Quotes from the Diaspora

"My mother-in-law in Jaipur couriered my Sargi to Mississauga every single year for the first five years of my marriage. She would pack the pheni herself, wrap each item individually, and put a folded note at the bottom that I was not allowed to read until I sat down to eat. The last one said: 'You are the best thing my son ever found.' I still have all five notes."Navneet Randhawa, Punjabi, Mississauga, Ontario

"My daughter-in-law is from Kerala. She had never heard of Karwa Chauth before she married my son. The first year I was not sure she would want to fast. But she called me herself and said, 'Mummy, teach me Sargi.' I sat on a video call with her in Melbourne at 4 in the morning my time and watched her eat everything I had told her to buy. That morning I understood that culture is not blood. It is willingness."Surinder Kaur Bhatia, Punjabi, mother-in-law calling from Amritsar to Melbourne

"I have done Karwa Chauth in Dubai for six years. The Sargi I prepare for myself now is almost exactly what my mother-in-law would make — I learned by watching her on video call so many times. But last year she surprised me. She booked a last-minute ticket and arrived on my doorstep at 2 AM on Karwa Chauth morning with a tray covered in foil. She said she wanted to give it to me with her own hands just once. I didn't fast very gracefully that day because I cried most of it. But it was the best Karwa Chauth I have ever had." Priya Mehta, Rajasthani, Dubai, UAE


Your Roots Travel With You

Sargi is a meal that takes twenty minutes to eat and a lifetime to understand. It is a mother-in-law's hands arranging fruit in the dark. It is the smell of pheni in a kitchen that goes quiet when the rest of the world is still asleep. It is the weight of baya gifts that say: you are seen, you are honoured, you are one of us now.
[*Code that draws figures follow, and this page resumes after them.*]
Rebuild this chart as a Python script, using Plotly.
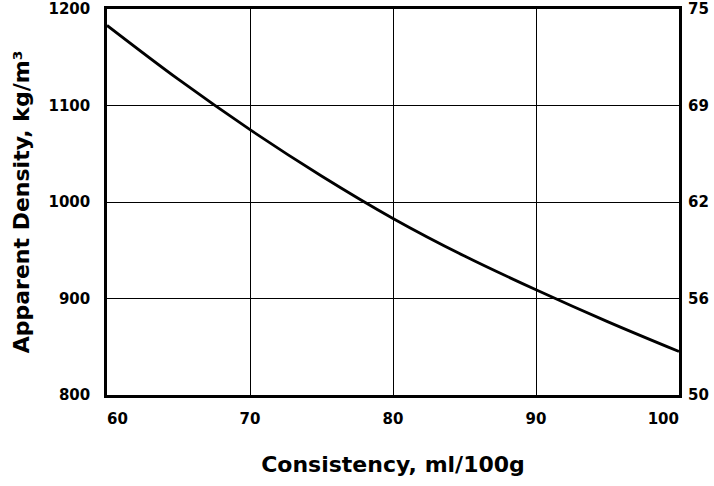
import plotly.graph_objects as go

# Consistency (ml/100g) vs apparent density (kg/m³)
consistency = [60, 65, 70, 75, 80, 85, 90, 95, 100]
density = [1183, 1127, 1075, 1027, 983, 944, 909, 876, 845]

x_ticks = [60, 70, 80, 90, 100]
x_tick_text = ["\u00a0\u00a0\u00a0\u00a060", "70", "80", "90", "100\u00a0\u00a0\u00a0\u00a0\u00a0\u00a0"]
y_ticks = [800, 900, 1000, 1100, 1200]
y_tick_text = ["800", "900", "1000", "1100", "1200"]
# Right-hand scale in lb/ft³
y2_tick_text = ["50", "56", "62", "69", "75"]

FONT = "DejaVu Sans"

fig = go.Figure()
fig.add_trace(go.Scatter(
    x=consistency, y=density, mode="lines",
    line=dict(color="black", width=2.8, shape="spline"),
    showlegend=False, hoverinfo="skip",
))
# invisible trace to activate the secondary axis
fig.add_trace(go.Scatter(
    x=[consistency[0]], y=[density[0]], yaxis="y2", mode="markers",
    marker=dict(opacity=0), showlegend=False, hoverinfo="skip",
))

fig.update_layout(
    width=714, height=486,
    margin=dict(l=107, r=35, t=9, b=91),
    plot_bgcolor="white", paper_bgcolor="white",
    font=dict(family=FONT, color="black"),
    xaxis=dict(
        range=[60, 100], tickvals=x_ticks, ticktext=x_tick_text,
        showgrid=True, gridcolor="black", gridwidth=1,
        showline=True, linecolor="black", linewidth=2.5, mirror=True,
        ticks="", tickfont=dict(size=15, family=FONT, weight="bold"),
        ticklabelstandoff=8, zeroline=False, automargin=False,
        title=dict(text="<b>Consistency, ml/100g</b>", font=dict(size=22, family=FONT), standoff=30),
    ),
    yaxis=dict(
        range=[800, 1200], tickvals=y_ticks, ticktext=y_tick_text,
        showgrid=True, gridcolor="black", gridwidth=1,
        showline=True, linecolor="black", linewidth=2.5, mirror=True,
        ticks="", tickfont=dict(size=15, family=FONT, weight="bold"),
        ticklabelstandoff=11, zeroline=False, automargin=False,
        title=dict(text="<b>Apparent Density, kg/m³</b>", font=dict(size=22, family=FONT), standoff=13),
    ),
    yaxis2=dict(
        range=[800, 1200], tickvals=y_ticks, ticktext=y2_tick_text,
        overlaying="y", side="right", showgrid=False, zeroline=False,
        ticks="", tickfont=dict(size=15, family=FONT, weight="bold"),
        ticklabelstandoff=8, automargin=False,
    ),
)

fig.write_html("out.html")
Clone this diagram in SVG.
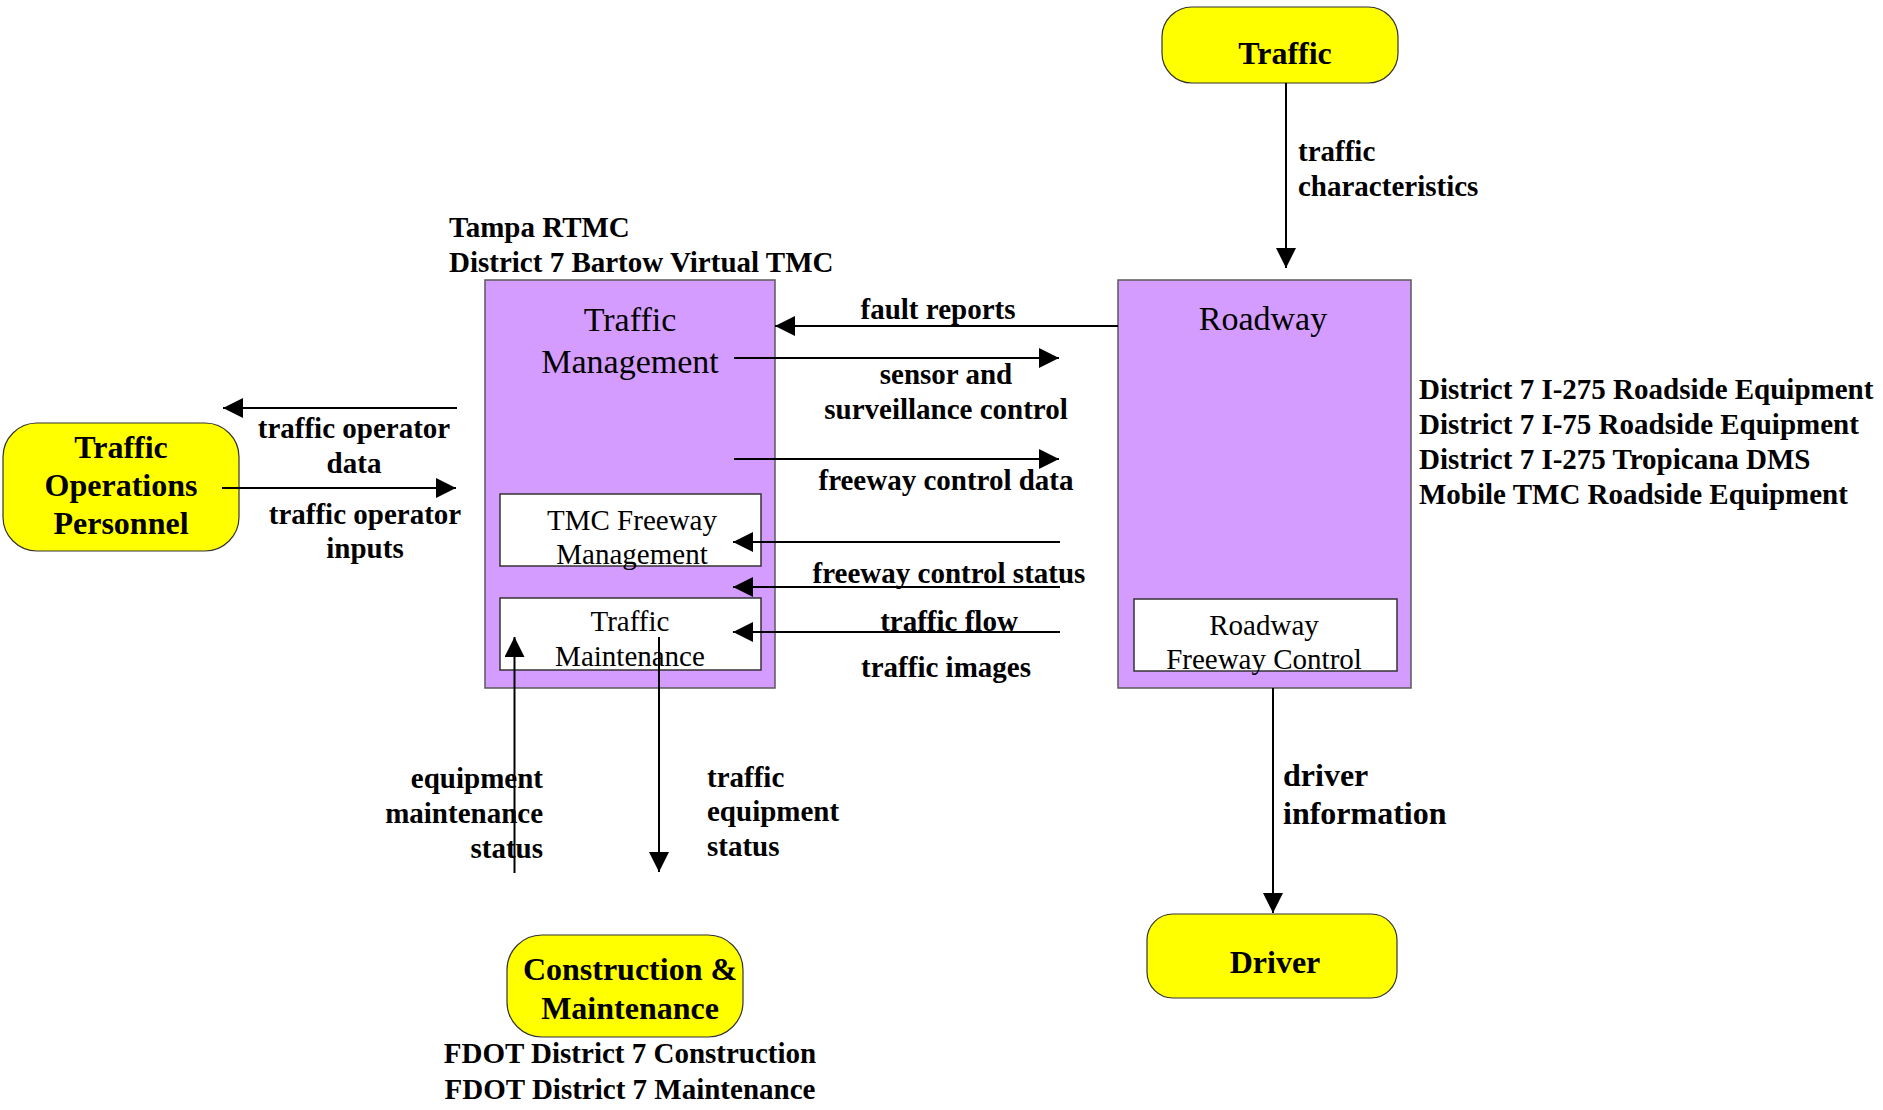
<svg xmlns="http://www.w3.org/2000/svg" width="1883" height="1110" viewBox="0 0 1883 1110">
<style>
.bg{fill:#ffffff}
.ext{fill:#ffff00;stroke:#333333;stroke-width:1.2}
.sys{fill:#d49cff;stroke:#5a5a5a;stroke-width:1.5}
.sub{fill:#ffffff;stroke:#333333;stroke-width:1.5}
.lbl{font-family:"Liberation Serif","Times New Roman",serif;font-weight:bold;font-size:29px;fill:#000}
.ename{font-family:"Liberation Serif","Times New Roman",serif;font-weight:bold;font-size:32px;fill:#000}
.title{font-family:"Liberation Serif","Times New Roman",serif;font-size:34px;fill:#000}
.subt{font-family:"Liberation Serif","Times New Roman",serif;font-size:29px;fill:#000}
.c{text-anchor:middle}
.e{text-anchor:end}
.flow{fill:none;stroke:#000;stroke-width:2;marker-end:url(#ah)}
</style>
<defs>
<marker id="ah" markerUnits="userSpaceOnUse" markerWidth="20" markerHeight="20" refX="20" refY="10" orient="auto" viewBox="0 0 20 20">
<path d="M0,0 L20,10 L0,20 z" fill="#000"/>
</marker>
</defs>
<rect class="bg" x="0" y="0" width="1883" height="1110"/>

<g id="traffic">
<rect class="ext" x="1162" y="7" width="236" height="76" rx="30" ry="30"/>
<text class="ename c" x="1285" y="64">Traffic</text>
</g>

<g id="traffic-operations-personnel">
<rect class="ext" x="3" y="423" width="236" height="128" rx="34" ry="34"/>
<text class="ename c" x="121" y="458">Traffic</text>
<text class="ename c" x="121" y="496">Operations</text>
<text class="ename c" x="121" y="534">Personnel</text>
</g>

<g id="construction-maintenance">
<rect class="ext" x="507" y="935" width="236" height="102" rx="35" ry="35"/>
<text class="ename c" x="630" y="980">Construction &amp;</text>
<text class="ename c" x="630" y="1019">Maintenance</text>
<text class="lbl c" x="630" y="1063">FDOT District 7 Construction</text>
<text class="lbl c" x="630" y="1099">FDOT District 7 Maintenance</text>
</g>

<g id="driver">
<rect class="ext" x="1147" y="914" width="250" height="84" rx="26" ry="26"/>
<text class="ename c" x="1275" y="973">Driver</text>
</g>

<g id="traffic-management">
<text class="lbl" x="449" y="237">Tampa RTMC</text>
<text class="lbl" x="449" y="272">District 7 Bartow Virtual TMC</text>
<rect class="sys" x="485" y="280" width="290" height="408"/>
<text class="title c" x="630" y="331">Traffic</text>
<text class="title c" x="630" y="373">Management</text>
<g id="tmc-freeway-management">
<rect class="sub" x="500" y="494" width="261" height="72"/>
<text class="subt c" x="632" y="530">TMC Freeway</text>
<text class="subt c" x="632" y="564">Management</text>
</g>
<g id="traffic-maintenance">
<rect class="sub" x="500" y="598" width="261" height="72"/>
<text class="subt c" x="630" y="631">Traffic</text>
<text class="subt c" x="630" y="666">Maintenance</text>
</g>
</g>

<g id="roadway">
<rect class="sys" x="1118" y="280" width="293" height="408"/>
<text class="title c" x="1263" y="330">Roadway</text>
<g id="roadway-freeway-control">
<rect class="sub" x="1134" y="599" width="263" height="72"/>
<text class="subt c" x="1264" y="635">Roadway</text>
<text class="subt c" x="1264" y="669">Freeway Control</text>
</g>
<text class="lbl" x="1419" y="399">District 7 I-275 Roadside Equipment</text>
<text class="lbl" x="1419" y="434">District 7 I-75 Roadside Equipment</text>
<text class="lbl" x="1419" y="469">District 7 I-275 Tropicana DMS</text>
<text class="lbl" x="1419" y="504">Mobile TMC Roadside Equipment</text>
</g>

<g id="connectors">
<path class="flow" d="M1286,83 L1286,268"/>
<path class="flow" d="M1118,326 L775,326"/>
<path class="flow" d="M734,358 L1059,358"/>
<path class="flow" d="M734,459 L1059,459"/>
<path class="flow" d="M1060,542 L733,542"/>
<path class="flow" d="M1060,587 L733,587"/>
<path class="flow" d="M1060,632 L733,632"/>
<path class="flow" d="M457,408 L223,408"/>
<path class="flow" d="M222,488 L456,488"/>
<path class="flow" d="M514.5,873 L514.5,637"/>
<path class="flow" d="M659,637 L659,872"/>
<path class="flow" d="M1273,688 L1273,913"/>
</g>

<g id="connector-labels">
<text class="lbl" x="1298" y="161">traffic</text>
<text class="lbl" x="1298" y="196">characteristics</text>
<text class="lbl c" x="938" y="319">fault reports</text>
<text class="lbl c" x="946" y="384">sensor and</text>
<text class="lbl c" x="946" y="419">surveillance control</text>
<text class="lbl c" x="946" y="490">freeway control data</text>
<text class="lbl c" x="949" y="583">freeway control status</text>
<text class="lbl c" x="949" y="631">traffic flow</text>
<text class="lbl c" x="946" y="677">traffic images</text>
<text class="lbl c" x="354" y="438">traffic operator</text>
<text class="lbl c" x="354" y="473">data</text>
<text class="lbl c" x="365" y="524">traffic operator</text>
<text class="lbl c" x="365" y="558">inputs</text>
<text class="lbl e" x="543" y="788">equipment</text>
<text class="lbl e" x="543" y="823">maintenance</text>
<text class="lbl e" x="543" y="858">status</text>
<text class="lbl" x="707" y="787">traffic</text>
<text class="lbl" x="707" y="821">equipment</text>
<text class="lbl" x="707" y="856">status</text>
<text class="ename" x="1283" y="786">driver</text>
<text class="ename" x="1283" y="824">information</text>
</g>
</svg>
For NRI women doing this ritual in cities that have never heard of Karwa Chauth, the Sargi tray you set — even if you set it yourself, even if your mother-in-law is watching through a phone screen, even if the diya is a vanilla tea-light from a bathroom shelf — is an act of extraordinary cultural courage. NRI.Wedding's pandit network, Sargi hamper vendors, and Karwa Chauth planning guides exist to make sure every detail is right, wherever you are in the world.
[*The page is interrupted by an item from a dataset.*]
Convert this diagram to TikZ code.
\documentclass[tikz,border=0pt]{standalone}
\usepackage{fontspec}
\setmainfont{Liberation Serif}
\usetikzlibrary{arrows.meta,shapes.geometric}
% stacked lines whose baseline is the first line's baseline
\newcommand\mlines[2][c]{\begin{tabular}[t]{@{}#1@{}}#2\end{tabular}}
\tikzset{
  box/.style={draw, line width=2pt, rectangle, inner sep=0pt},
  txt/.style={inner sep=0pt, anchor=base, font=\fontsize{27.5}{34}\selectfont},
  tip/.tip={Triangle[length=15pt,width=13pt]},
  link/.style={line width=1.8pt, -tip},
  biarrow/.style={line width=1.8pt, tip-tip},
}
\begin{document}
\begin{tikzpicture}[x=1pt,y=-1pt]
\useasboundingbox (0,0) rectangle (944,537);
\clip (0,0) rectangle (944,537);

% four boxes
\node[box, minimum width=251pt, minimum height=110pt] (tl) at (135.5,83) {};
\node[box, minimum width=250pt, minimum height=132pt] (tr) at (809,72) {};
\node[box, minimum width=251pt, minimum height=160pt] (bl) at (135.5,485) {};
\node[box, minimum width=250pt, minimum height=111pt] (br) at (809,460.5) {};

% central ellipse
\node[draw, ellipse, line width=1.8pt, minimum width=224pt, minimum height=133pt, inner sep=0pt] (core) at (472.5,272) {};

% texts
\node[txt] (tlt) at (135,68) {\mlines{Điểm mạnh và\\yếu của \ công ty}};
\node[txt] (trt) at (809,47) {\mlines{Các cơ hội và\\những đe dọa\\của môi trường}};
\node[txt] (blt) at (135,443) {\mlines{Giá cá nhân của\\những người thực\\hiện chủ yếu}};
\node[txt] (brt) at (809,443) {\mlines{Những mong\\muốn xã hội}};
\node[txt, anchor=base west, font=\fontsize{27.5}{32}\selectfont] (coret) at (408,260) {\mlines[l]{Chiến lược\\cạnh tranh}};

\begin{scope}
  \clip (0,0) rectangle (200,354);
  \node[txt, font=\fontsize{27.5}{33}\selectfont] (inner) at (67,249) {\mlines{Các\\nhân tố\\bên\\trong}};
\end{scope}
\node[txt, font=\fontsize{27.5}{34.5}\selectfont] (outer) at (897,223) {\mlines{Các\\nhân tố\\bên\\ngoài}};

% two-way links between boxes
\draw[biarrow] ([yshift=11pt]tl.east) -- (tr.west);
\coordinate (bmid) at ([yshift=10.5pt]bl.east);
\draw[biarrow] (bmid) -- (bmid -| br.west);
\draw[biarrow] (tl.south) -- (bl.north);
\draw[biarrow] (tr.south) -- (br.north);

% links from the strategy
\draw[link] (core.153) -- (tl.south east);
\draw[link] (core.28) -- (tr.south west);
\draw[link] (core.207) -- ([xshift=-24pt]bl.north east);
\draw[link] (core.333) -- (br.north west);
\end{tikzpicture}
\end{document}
Because you deserve to begin the fast properly. You deserve to be fed before you give everything.

Set the tray. Light the diya. Your mother-in-law's hands are in this, even from a thousand miles away.


This article explores the cultural, spiritual, and practical significance of Sargi — the pre-dawn Karwa Chauth meal — across Punjabi, Rajasthani, Himachali, Kashmiri Pandit, Marathi, Tamil, and Bengali communities, with guidance for NRI women observing the ritual in Toronto, London, Houston, Sydney, and Dubai.